> **GIVEN INFORMATION**
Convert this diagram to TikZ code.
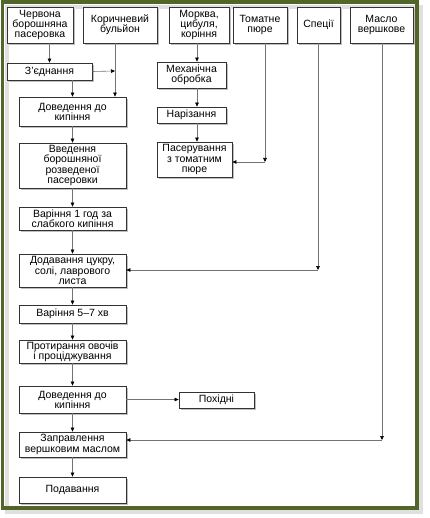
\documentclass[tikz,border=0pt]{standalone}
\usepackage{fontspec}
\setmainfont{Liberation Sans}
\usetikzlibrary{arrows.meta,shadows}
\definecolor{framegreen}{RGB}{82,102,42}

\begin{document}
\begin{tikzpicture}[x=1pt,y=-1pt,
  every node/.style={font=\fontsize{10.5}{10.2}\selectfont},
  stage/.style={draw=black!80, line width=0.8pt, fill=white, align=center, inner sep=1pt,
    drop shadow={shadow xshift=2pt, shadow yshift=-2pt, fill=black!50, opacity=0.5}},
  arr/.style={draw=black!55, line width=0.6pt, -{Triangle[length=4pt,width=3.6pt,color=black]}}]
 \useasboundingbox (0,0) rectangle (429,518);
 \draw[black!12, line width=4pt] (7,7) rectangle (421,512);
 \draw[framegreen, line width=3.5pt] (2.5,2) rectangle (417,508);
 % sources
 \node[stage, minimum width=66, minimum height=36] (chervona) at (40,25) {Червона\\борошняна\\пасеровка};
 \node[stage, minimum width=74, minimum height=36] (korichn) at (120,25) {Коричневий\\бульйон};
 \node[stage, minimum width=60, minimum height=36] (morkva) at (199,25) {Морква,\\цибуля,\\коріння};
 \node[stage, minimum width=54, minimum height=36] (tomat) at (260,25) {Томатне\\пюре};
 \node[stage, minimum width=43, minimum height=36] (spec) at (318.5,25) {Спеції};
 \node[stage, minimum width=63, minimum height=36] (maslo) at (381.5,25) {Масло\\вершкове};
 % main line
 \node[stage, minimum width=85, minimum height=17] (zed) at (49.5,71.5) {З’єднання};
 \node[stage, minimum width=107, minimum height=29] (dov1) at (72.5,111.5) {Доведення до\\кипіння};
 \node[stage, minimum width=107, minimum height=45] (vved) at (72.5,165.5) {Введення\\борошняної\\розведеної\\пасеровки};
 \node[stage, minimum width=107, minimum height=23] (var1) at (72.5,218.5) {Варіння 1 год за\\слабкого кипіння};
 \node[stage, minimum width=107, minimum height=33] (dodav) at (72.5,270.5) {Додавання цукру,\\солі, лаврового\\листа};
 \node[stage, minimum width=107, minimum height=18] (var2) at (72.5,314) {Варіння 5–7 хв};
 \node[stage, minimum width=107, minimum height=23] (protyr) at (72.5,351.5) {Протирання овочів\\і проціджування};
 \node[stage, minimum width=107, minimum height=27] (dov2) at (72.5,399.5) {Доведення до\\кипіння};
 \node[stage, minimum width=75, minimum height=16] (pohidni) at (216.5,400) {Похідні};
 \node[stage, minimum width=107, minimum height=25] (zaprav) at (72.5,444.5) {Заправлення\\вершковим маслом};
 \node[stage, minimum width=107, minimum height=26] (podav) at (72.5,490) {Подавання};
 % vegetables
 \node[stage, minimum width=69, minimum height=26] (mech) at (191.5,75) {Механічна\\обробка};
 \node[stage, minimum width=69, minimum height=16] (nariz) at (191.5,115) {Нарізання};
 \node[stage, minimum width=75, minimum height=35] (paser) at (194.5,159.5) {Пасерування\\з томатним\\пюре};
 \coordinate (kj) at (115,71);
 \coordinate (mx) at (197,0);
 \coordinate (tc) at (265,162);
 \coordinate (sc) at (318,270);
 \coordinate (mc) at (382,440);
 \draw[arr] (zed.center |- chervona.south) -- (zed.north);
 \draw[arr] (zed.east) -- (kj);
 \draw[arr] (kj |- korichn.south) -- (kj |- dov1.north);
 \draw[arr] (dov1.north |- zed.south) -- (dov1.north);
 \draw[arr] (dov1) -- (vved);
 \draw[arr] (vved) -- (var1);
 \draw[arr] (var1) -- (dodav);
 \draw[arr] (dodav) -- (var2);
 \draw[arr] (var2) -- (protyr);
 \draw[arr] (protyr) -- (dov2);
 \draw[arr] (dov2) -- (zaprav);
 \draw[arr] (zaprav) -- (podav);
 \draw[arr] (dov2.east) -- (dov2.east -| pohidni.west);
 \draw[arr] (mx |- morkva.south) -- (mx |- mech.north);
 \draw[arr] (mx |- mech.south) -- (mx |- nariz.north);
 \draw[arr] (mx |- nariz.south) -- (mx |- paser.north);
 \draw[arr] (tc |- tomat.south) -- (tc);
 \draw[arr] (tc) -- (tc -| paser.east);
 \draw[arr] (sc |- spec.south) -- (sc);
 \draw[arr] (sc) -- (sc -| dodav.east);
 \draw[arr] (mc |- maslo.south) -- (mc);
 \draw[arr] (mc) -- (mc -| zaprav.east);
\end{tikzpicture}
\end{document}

> **WHAT TO WORK ON**
Return each line of the data, keeping its wording exact and omitting pictures.

> **OUTPUT OF THE TASK**
Convert this diagram to TikZ code.
\documentclass[tikz,border=0pt]{standalone}
\usepackage{fontspec}
\setmainfont{Liberation Sans}
\usetikzlibrary{arrows.meta,shadows}
\definecolor{framegreen}{RGB}{82,102,42}

\begin{document}
\begin{tikzpicture}[x=1pt,y=-1pt,
  every node/.style={font=\fontsize{10.5}{10.2}\selectfont},
  stage/.style={draw=black!80, line width=0.8pt, fill=white, align=center, inner sep=1pt,
    drop shadow={shadow xshift=2pt, shadow yshift=-2pt, fill=black!50, opacity=0.5}},
  arr/.style={draw=black!55, line width=0.6pt, -{Triangle[length=4pt,width=3.6pt,color=black]}}]
 \useasboundingbox (0,0) rectangle (429,518);
 \draw[black!12, line width=4pt] (7,7) rectangle (421,512);
 \draw[framegreen, line width=3.5pt] (2.5,2) rectangle (417,508);
 % sources
 \node[stage, minimum width=66, minimum height=36] (chervona) at (40,25) {Червона\\борошняна\\пасеровка};
 \node[stage, minimum width=74, minimum height=36] (korichn) at (120,25) {Коричневий\\бульйон};
 \node[stage, minimum width=60, minimum height=36] (morkva) at (199,25) {Морква,\\цибуля,\\коріння};
 \node[stage, minimum width=54, minimum height=36] (tomat) at (260,25) {Томатне\\пюре};
 \node[stage, minimum width=43, minimum height=36] (spec) at (318.5,25) {Спеції};
 \node[stage, minimum width=63, minimum height=36] (maslo) at (381.5,25) {Масло\\вершкове};
 % main line
 \node[stage, minimum width=85, minimum height=17] (zed) at (49.5,71.5) {З’єднання};
 \node[stage, minimum width=107, minimum height=29] (dov1) at (72.5,111.5) {Доведення до\\кипіння};
 \node[stage, minimum width=107, minimum height=45] (vved) at (72.5,165.5) {Введення\\борошняної\\розведеної\\пасеровки};
 \node[stage, minimum width=107, minimum height=23] (var1) at (72.5,218.5) {Варіння 1 год за\\слабкого кипіння};
 \node[stage, minimum width=107, minimum height=33] (dodav) at (72.5,270.5) {Додавання цукру,\\солі, лаврового\\листа};
 \node[stage, minimum width=107, minimum height=18] (var2) at (72.5,314) {Варіння 5–7 хв};
 \node[stage, minimum width=107, minimum height=23] (protyr) at (72.5,351.5) {Протирання овочів\\і проціджування};
 \node[stage, minimum width=107, minimum height=27] (dov2) at (72.5,399.5) {Доведення до\\кипіння};
 \node[stage, minimum width=75, minimum height=16] (pohidni) at (216.5,400) {Похідні};
 \node[stage, minimum width=107, minimum height=25] (zaprav) at (72.5,444.5) {Заправлення\\вершковим маслом};
 \node[stage, minimum width=107, minimum height=26] (podav) at (72.5,490) {Подавання};
 % vegetables
 \node[stage, minimum width=69, minimum height=26] (mech) at (191.5,75) {Механічна\\обробка};
 \node[stage, minimum width=69, minimum height=16] (nariz) at (191.5,115) {Нарізання};
 \node[stage, minimum width=75, minimum height=35] (paser) at (194.5,159.5) {Пасерування\\з томатним\\пюре};
 \coordinate (kj) at (115,71);
 \coordinate (mx) at (197,0);
 \coordinate (tc) at (265,162);
 \coordinate (sc) at (318,270);
 \coordinate (mc) at (382,440);
 \draw[arr] (zed.center |- chervona.south) -- (zed.north);
 \draw[arr] (zed.east) -- (kj);
 \draw[arr] (kj |- korichn.south) -- (kj |- dov1.north);
 \draw[arr] (dov1.north |- zed.south) -- (dov1.north);
 \draw[arr] (dov1) -- (vved);
 \draw[arr] (vved) -- (var1);
 \draw[arr] (var1) -- (dodav);
 \draw[arr] (dodav) -- (var2);
 \draw[arr] (var2) -- (protyr);
 \draw[arr] (protyr) -- (dov2);
 \draw[arr] (dov2) -- (zaprav);
 \draw[arr] (zaprav) -- (podav);
 \draw[arr] (dov2.east) -- (dov2.east -| pohidni.west);
 \draw[arr] (mx |- morkva.south) -- (mx |- mech.north);
 \draw[arr] (mx |- mech.south) -- (mx |- nariz.north);
 \draw[arr] (mx |- nariz.south) -- (mx |- paser.north);
 \draw[arr] (tc |- tomat.south) -- (tc);
 \draw[arr] (tc) -- (tc -| paser.east);
 \draw[arr] (sc |- spec.south) -- (sc);
 \draw[arr] (sc) -- (sc -| dodav.east);
 \draw[arr] (mc |- maslo.south) -- (mc);
 \draw[arr] (mc) -- (mc -| zaprav.east);
\end{tikzpicture}
\end{document}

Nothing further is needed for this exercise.